In just over 3 years, Precision Pro has become a player in the laser rangefinder market, quickly developing a reputation for products with maximum features at a price that’s lower than comparable offerings from competitors. Precision Pro came out with its NX7 Pro in 2017, and is following up that offering with the new NX7 Shot, which is designed to hit the two biggest markets for laser rangefinders: golfers and hunters. That’s probably why the company put a camouflage design on the water-resistant and shockproof body of the NX7 Shot.
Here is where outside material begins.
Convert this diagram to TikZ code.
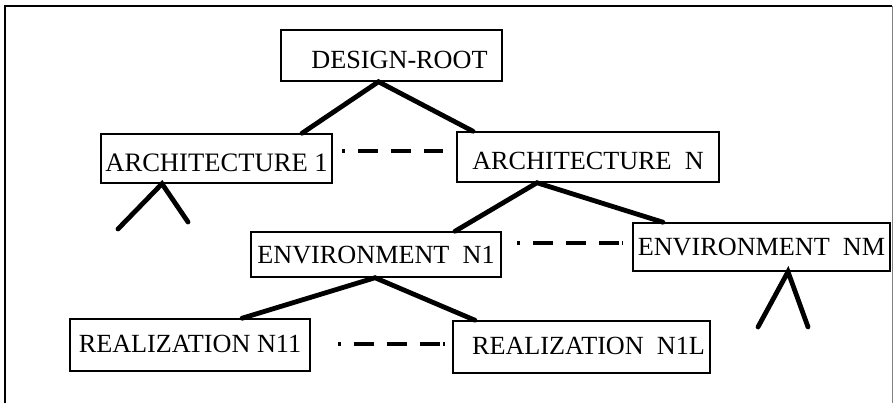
\documentclass[tikz,border=0pt]{standalone}
\usepackage{fontspec}
\setmainfont{Liberation Serif}
\begin{document}
\begin{tikzpicture}[x=1pt,y=-1pt,
  box/.style={draw,line width=1.5pt,inner sep=0pt,font=\fontsize{26.2}{28}\selectfont,text height=17.3pt,text depth=0pt},
  lowtext/.style={text height=25.3pt,text depth=0pt},
  hightext/.style={text height=17.3pt,text depth=3pt},
  edge/.style={line width=4.8pt,line cap=round},
  dashline/.style={line width=3.2pt,dash pattern=on 3pt off 13pt on 20pt off 13pt on 20pt off 13pt on 20pt}]
\useasboundingbox (0,0) rectangle (893,403);
\draw[line width=1.6pt] (5,403) -- (5,6) -- (892,6);
\draw[line width=0.8pt,gray] (892,6) -- (892,403);

\node[box,lowtext,minimum width=221pt,minimum height=51pt] (root) at (391.5,55.5) {\hspace{16pt}DESIGN-ROOT};
\node[box,lowtext,minimum width=231pt,minimum height=49pt,font=\fontsize{26.6}{29}\selectfont] (a1) at (216.5,158.5) {ARCHITECTURE 1\hspace{9pt}};
\node[box,lowtext,minimum width=262pt,minimum height=50pt] (aN) at (588,157) {ARCHITECTURE\ \ N};
\node[box,minimum width=250pt,minimum height=45pt] (e1) at (376,254.5) {ENVIRONMENT\ \ N1\hspace{4pt}};
\node[box,minimum width=257pt,minimum height=48pt] (eM) at (761.5,247) {ENVIRONMENT\ \ NM};
\node[box,hightext,minimum width=240pt,minimum height=52pt] (r1) at (190,345) {REALIZATION N11\hspace{12pt}};
\node[box,hightext,minimum width=257pt,minimum height=52pt] (rL) at (581.5,347) {\hspace{14pt}REALIZATION\ \ N1L};

\draw[edge] ([xshift=85.5pt]a1.north) -- ([xshift=-13pt]root.south) -- ([xshift=-115pt]aN.north);
\draw[edge] ([xshift=79pt]e1.north) -- ([xshift=-51pt]aN.south) -- ([xshift=-98.5pt]eM.north);
\draw[edge] ([xshift=52pt]r1.north) -- ([xshift=-1pt]e1.south) -- ([xshift=-106.5pt]rL.north);

\coordinate (s1) at (118,229);
\coordinate (s2) at (188,222);
\draw[edge] (s1) -- ([xshift=-54.5pt]a1.south) -- (s2);
\coordinate (s3) at (758,327);
\coordinate (s4) at (808,327);
\draw[edge] (s3) -- ([xshift=26.5pt]eM.south) -- (s4);

\coordinate (d1a) at (342,151);
\coordinate (d1b) at (443,151);
\draw[dashline] (d1a) -- (d1b);
\coordinate (d2a) at (517,243);
\coordinate (d2b) at (623,243);
\draw[dashline] (d2a) -- (d2b);
\coordinate (d3a) at (338,344);
\coordinate (d3b) at (445,344);
\draw[dashline] (d3a) -- (d3b);
\end{tikzpicture}
\end{document}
Inside, the rangefinder has target acquisition that is meant to stabilize even when shaky hands or windy conditions are in play. The NX7 Shot also has an effective scanning distance of 400 yards, which is more than adequate range for golfers not named Dustin Johnson. Other features of the NX7 Shot include is its Scanning Mode, which allows the user to pick up multiple targets in one motion, and its Last Priority Mode, which lets the user acquire a target through tree branches and cover.

The NX7 Shot also comes with a 2-year warranty and free battery replacement for the life of the product. Regarding the warranty, Precision Pro Co-founder Jonah Mytro says “it’s something that nobody else in the industry is doing” and it “shows that we value our customers and that we want them to keep using our products for life.”

It’s designed to be legal for competitions that allow rangefinders, and is listed at $249 with free shipping when ordered from the Precision Pro website.